Donald Trump’s campaign for the Republican presidential nomination seems to defy gravity and all the other laws of nature.
He insults Mexicans, military veterans and women, and makes taunting remarks about the bodily processes of popular TV host Megyn Kelly. His poll numbers remain steady or even increase.
The Republican Party establishment, the pundits, Fox News management and conservative hotheads like Erick Erickson deride Trump and try to knock him out of the race. He still runs way ahead of everybody else.
Is there anything Trump could say that is so outrageous it would cause supporters to desert him? I’m not sure there is, although I may yet be proven wrong.
While Trump has said many questionable things, he has called attention to a topic that has long needed discussing: the influence of money on politics.
Trump, who claims to be a multibillionaire, knows a lot about how money affects politics, and he summed it up in this memorable phrase: “When you give, they do whatever the hell you want them to do.”
At the TV debate hosted by Fox in Cleveland, Trump explained how wealthy people use their money to affect the political process: “If I ask them, if I need them, you know, most of the people on this stage I’ve given to, just so you understand, a lot of money.”
“I hope you will give to me,” said Gov. John Kasich of Ohio. Trump responded: “Sounds good. Sounds good to me, governor.”
Trump was asked why he had contributed to Democrats like Hillary Clinton and Nancy Pelosi, and what he had received from them in return.
“I will tell you that our system is broken,” Trump answered. “I gave to many people. Before this, before two months ago, I was a businessman. I give to everybody. When they call, I give. And do you know what? When I need something from them, two years later, three years later, I call them. They are there for me. And that’s a broken system.”
Trump added: “With Hillary Clinton, I said, be at my wedding, and she came to my wedding. You know why? She didn’t have a choice, because I gave. I gave to a foundation that, frankly, that foundation is supposed to do good.”
A few days before the Cleveland debate, GOP candidates Ted Cruz, Marco Rubio, Scott Walker, Jeb Bush and Carly Fiorina attended a meeting hosted by Koch Industries billionaire Charles Koch.
Trump tweeted about that confab: “I wish good luck to all of the Republican candidates that traveled to California to beg for money etc. from the Koch Brothers. Puppets?”
What he is saying is accurate about politics at both the national and state levels. There are many examples that could be cited from Georgia’s political history, but a typical incident was the recent decision to approve a Medicaid rate increase that will be worth nearly $27 million to the state’s nursing home industry.
One of the major beneficiaries of that money will be a company, PruittHealth, that runs several nursing homes in Georgia. Pruitt family members and business units contributed large amounts of money to Gov. Nathan Deal’s re-election campaign last year, according to reports filed with the state ethics commission. Deal appointed CEO Neil Pruitt Jr. to the Board of Regents, where he is currently the chairman.

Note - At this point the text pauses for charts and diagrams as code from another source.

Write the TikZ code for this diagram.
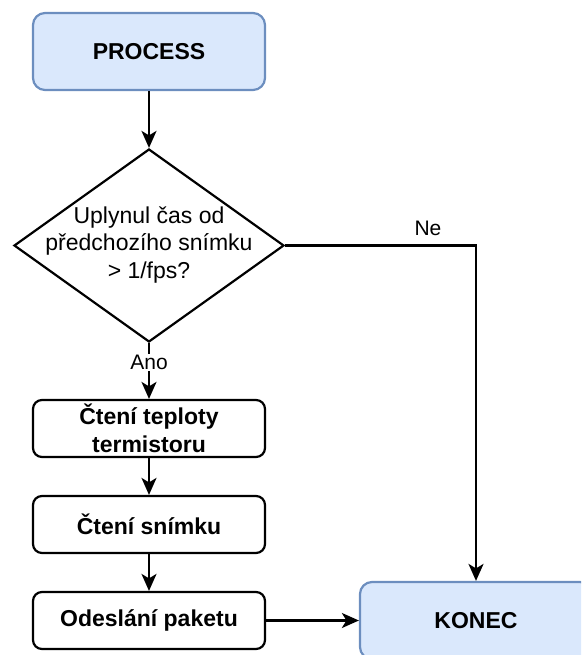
\documentclass[tikz,border=0pt]{standalone}
\usepackage{fontspec}
\setmainfont{Liberation Sans}
\usetikzlibrary{shapes.geometric,arrows.meta}
\definecolor{termfill}{HTML}{DAE8FC}
\definecolor{termdraw}{HTML}{6C8EBF}
\tikzset{
  base/.style={line width=2.2pt},
  terminal/.style={base, draw=termdraw, fill=termfill, rounded corners=12pt,
    minimum width=232pt, minimum height=77pt, inner sep=0pt,
    font=\fontsize{23}{27.6}\selectfont\bfseries},
  stepbox/.style={base, draw=black, fill=white, rounded corners=9pt,
    minimum width=232pt, minimum height=57pt, inner sep=0pt, align=center,
    font=\fontsize{23}{27.6}\selectfont\bfseries},
  decision/.style={base, draw=black, fill=white, diamond,
    minimum width=270pt, minimum height=193pt, inner sep=0pt},
  conn/.style={base, draw=black, -{Stealth[length=17pt,width=15pt,inset=4.5pt]}},
  edgelabel/.style={font=\fontsize{21}{25}\selectfont, fill=white, inner sep=1pt}
}
\begin{document}
\begin{tikzpicture}[x=1pt,y=-1pt]
  \useasboundingbox (0,0) rectangle (581,655);
  \begin{scope}
    \clip (0,0) rectangle (581,655);

    \node[terminal] (process) at (149,51.5) {PROCESS};
    \node[decision] (dec) at (149,245.5) {};
    \node[align=center, font=\fontsize{23}{27.6}\selectfont] (dectext) at (149,245)
      {Uplynul čas od\\předchozího snímku\\> 1/fps?};
    \node[stepbox] (teplota) at (149,428.5) {Čtení teploty\\termistoru};
    \node[stepbox] (snimek) at (149,524.5) {Čtení snímku};
    \node[stepbox] (paket) at (149,620.5) {Odeslání paketu};
    \node[terminal] (konec) at (476,620.5) {KONEC};

    \draw[conn] (process.south) -- (dec.north);
    \draw[conn] (dec.south) -- (teplota.north)
      node[edgelabel, pos=0.35] (ano) {Ano};
    \draw[conn] (teplota.south) -- (snimek.north);
    \draw[conn] (snimek.south) -- (paket.north);
    \draw[conn] (paket.east) -- (konec.west);
    \draw[conn] (dec.east) -| (konec.north);
    \node[edgelabel, fill=none] (ne) at (428,228) {Ne};
  \end{scope}
\end{tikzpicture}
\end{document}
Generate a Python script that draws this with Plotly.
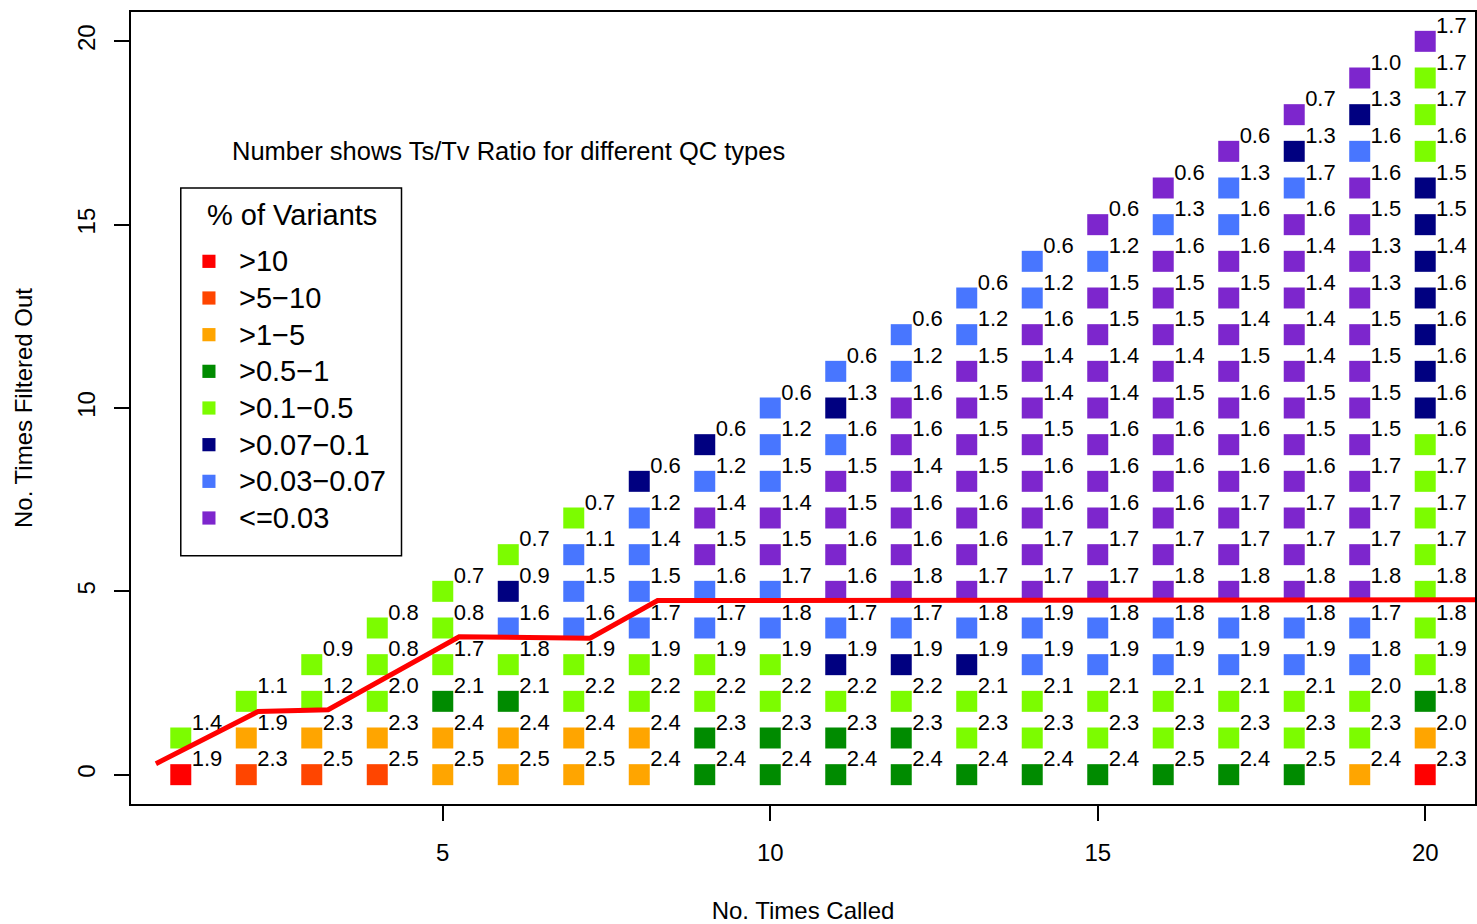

When the nursing home rate increase came before the state Board of Community Health last year, two board members raised questions about it and sidelined a vote on adopting the proposal.
Not long after the rate hike had been stalled, Deal replaced those board members by appointing two new people to the community health board.
Several months later, the nursing home rate increase came up again before a reconstituted community health board that included the new members appointed by the governor. This time, the increase was quickly approved and no board member was foolish enough to raise any questions about it.
Whether you think Trump is the greatest thing since sliced bread or a pompous windbag, he has performed a valuable service for the voters in his campaign.
He has told them the truth about how money influences politics. He really does deserve a salute for that.
Tom Crawford is editor of The Georgia Report.